Oharu’s refusal to live outside her own moral code, her inability to compromise by following feudal custom that demands total submission from women, is her undoing from the start, and repeats itself in a series of wrenching sequences that see her steadily, systematically decline. After attempting suicide, she’s sold by her father to a powerful clan and bears their leader a son. The leader’s jealous wife has her exiled again. From there she becomes a courtesan, where her lack of enthusiasm for a client’s money triggers her dismissal. Then she’s adopted by a merchant and his family, but in spite of her kindness to them, she’s sexually harassed by the husband and assaulted by the wife. Next, she marries a good man, a fan maker, but he’s abruptly killed, leaving Oharu alone and destitute. Seeking refuge in a convent, she’s accosted by the merchant, forced into sex, then discovered and cast out. She winds up in one of the director’s most favored cinematic environments: a whorehouse.

Mizoguchi’s familiarity with such places through extensive personal patronage is well known, and goes far in explaining his ability to detail the lives of one of Japan’s most cast-off classes.

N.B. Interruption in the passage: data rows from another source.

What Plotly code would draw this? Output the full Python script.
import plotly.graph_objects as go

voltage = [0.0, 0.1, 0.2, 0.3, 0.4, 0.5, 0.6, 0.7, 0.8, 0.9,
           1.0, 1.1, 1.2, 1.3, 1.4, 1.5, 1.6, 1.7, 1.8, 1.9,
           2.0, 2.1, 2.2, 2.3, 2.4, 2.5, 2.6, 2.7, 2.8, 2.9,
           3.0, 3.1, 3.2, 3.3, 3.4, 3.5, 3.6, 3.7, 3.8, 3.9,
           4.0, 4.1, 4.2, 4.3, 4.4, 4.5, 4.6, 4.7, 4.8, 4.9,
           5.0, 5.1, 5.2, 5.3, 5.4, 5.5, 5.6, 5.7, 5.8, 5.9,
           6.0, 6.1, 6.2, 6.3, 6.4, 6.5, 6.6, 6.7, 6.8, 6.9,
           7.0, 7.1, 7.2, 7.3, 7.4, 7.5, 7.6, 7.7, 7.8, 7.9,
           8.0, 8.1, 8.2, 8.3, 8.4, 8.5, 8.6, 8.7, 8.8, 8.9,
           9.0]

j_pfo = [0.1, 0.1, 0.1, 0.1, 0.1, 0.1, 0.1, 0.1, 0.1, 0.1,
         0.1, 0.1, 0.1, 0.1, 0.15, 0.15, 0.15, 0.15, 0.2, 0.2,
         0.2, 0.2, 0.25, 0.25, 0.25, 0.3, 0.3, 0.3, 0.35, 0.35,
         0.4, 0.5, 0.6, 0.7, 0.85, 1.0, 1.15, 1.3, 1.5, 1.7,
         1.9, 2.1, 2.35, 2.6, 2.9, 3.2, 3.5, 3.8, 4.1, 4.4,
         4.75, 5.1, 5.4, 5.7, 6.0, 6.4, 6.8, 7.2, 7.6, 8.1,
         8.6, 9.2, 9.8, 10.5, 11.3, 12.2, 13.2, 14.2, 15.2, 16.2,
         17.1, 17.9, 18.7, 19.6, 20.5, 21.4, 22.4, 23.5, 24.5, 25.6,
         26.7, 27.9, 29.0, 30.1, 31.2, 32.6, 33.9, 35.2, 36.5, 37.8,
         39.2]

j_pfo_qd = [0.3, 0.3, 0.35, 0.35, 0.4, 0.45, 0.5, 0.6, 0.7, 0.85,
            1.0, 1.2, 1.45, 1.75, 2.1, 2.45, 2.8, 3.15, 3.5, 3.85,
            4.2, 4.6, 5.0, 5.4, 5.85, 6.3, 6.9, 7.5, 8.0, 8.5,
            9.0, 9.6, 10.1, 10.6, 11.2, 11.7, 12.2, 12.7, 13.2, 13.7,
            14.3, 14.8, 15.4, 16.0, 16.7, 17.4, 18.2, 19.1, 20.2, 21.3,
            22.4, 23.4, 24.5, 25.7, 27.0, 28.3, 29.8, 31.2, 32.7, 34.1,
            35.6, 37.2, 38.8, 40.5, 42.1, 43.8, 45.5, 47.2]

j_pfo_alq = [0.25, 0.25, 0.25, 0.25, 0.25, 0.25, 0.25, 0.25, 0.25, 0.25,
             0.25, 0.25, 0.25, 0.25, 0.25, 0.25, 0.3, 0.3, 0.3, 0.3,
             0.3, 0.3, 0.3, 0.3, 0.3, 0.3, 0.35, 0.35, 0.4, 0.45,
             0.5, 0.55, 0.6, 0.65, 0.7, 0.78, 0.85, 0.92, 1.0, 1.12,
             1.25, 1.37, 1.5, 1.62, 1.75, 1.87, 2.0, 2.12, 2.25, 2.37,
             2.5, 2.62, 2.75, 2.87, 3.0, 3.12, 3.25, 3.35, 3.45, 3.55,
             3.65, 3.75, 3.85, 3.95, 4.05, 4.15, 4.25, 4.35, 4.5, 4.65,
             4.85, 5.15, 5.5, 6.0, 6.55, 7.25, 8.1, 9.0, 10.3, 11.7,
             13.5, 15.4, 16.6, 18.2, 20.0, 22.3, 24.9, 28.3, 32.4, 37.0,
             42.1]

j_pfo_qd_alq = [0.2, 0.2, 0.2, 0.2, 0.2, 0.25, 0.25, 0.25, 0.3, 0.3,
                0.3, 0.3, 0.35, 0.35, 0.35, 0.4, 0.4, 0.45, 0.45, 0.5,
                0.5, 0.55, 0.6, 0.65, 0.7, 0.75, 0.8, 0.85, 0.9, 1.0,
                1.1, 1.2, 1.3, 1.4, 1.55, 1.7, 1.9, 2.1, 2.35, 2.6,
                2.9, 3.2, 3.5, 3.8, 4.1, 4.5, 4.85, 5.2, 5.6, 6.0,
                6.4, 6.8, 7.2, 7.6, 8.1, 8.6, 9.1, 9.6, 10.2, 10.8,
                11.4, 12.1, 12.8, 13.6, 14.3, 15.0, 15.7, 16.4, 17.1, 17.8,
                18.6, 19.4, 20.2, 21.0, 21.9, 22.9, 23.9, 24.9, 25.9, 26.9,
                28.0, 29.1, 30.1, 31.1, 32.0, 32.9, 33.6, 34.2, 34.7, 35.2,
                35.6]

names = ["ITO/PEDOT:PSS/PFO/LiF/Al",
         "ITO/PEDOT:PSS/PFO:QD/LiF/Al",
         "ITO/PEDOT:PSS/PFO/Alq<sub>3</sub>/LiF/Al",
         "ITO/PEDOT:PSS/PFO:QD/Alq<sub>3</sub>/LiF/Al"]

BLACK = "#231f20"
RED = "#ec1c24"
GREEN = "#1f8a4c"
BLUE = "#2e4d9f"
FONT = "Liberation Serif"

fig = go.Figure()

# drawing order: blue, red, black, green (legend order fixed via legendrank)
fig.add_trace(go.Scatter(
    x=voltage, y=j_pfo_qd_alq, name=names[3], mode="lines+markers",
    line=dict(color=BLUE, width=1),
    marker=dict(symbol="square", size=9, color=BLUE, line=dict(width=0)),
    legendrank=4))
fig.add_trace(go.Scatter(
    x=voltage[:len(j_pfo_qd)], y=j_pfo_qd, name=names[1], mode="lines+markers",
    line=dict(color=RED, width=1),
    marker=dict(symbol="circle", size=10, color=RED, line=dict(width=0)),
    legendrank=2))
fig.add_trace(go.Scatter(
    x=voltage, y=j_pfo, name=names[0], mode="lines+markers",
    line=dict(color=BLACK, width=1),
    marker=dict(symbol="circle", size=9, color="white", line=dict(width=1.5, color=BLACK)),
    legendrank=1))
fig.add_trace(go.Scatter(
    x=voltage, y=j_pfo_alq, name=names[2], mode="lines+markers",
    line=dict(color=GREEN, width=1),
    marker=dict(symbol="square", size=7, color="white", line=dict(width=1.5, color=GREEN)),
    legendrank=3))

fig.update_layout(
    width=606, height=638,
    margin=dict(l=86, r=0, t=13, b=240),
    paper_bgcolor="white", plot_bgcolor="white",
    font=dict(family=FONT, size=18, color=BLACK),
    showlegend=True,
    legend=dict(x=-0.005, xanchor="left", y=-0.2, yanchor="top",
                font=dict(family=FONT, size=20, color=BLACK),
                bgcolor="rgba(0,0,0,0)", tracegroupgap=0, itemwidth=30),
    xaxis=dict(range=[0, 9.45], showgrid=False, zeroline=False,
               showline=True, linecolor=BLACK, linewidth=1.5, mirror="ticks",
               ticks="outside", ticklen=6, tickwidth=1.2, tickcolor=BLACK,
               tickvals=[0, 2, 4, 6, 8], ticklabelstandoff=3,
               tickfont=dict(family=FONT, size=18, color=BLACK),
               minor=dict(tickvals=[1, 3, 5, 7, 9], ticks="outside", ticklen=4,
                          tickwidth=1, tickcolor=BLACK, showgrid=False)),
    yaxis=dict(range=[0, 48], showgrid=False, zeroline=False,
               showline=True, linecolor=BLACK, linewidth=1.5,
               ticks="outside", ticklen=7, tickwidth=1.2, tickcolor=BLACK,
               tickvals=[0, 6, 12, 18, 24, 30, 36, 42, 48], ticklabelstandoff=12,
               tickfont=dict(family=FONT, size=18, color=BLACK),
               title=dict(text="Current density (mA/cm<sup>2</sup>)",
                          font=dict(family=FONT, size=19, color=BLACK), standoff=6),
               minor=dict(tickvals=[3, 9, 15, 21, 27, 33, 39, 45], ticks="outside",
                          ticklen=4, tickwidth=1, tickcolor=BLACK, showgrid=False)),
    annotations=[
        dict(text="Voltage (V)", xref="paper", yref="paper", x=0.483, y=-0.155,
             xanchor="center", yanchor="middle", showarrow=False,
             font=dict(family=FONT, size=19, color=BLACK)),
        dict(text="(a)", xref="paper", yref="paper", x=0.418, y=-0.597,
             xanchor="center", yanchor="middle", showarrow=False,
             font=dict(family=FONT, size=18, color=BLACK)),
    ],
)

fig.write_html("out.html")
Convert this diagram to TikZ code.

It’s only from the other prostitutes that Oharu can gain some measure of sympathy and understanding. Because they live outside the social strictures of feudalism, and lack any kind of material or personal power, they can afford to be generous. But Oharu’s degradation continues when a man hires the now decrepit whore; he turns out to be a pilgrim who brings her to a group of acolytes for the purpose of ridicule and moral instruction. He refers to her as “the witch” and points her out as the inevitable dire result of a life of sin.

Oharu’s status as a helpless submissive to a malevolent world of men is everywhere evident, but perhaps most subtly symbolized during an entertainment where a small Oharu-like hand puppet is manipulated and made to “act” for the amusement of the audience. Still, Oharu tries to assert her humanity and dignity throughout, and is especially powerful in this regard in a sequence where she’s allowed to view a young lord who is in reality her son, the product of her assignation years earlier with the clan leader. She breaks away from the men who stand between her and her son, and causes them to briefly rear back in awe when she invokes her deep connection with the boy: “I gave him life!” Her triumph is temporary, though; she ultimately fails to connect with her son, who passes indifferently before her eyes, and she disappears into the night. Mizoguchi shoots this and other such sequences in a kind of discreet, distancing style, with mostly long and medium shots and very few close-ups. This strategy builds to devastating emotional effect, with Oharu appearing frequently in a posture of physical or spiritual compromise – a small figure dwarfed by the landscape around her, her back to the camera or her face otherwise hidden, her body prone or prostrate as if brought low by the suffocating grid of her life.

It’s hard to know whether the film failed commercially in Japan because of the unalloyed bleakness of Oharu’s situation or the scorching critique of Japanese society. But worldwide audiences responded much more positively. Like Kurosawa, Mizoguchi won the best director award at Venice, and the film is now rightly ranked as one of cinema’s greatest achievements.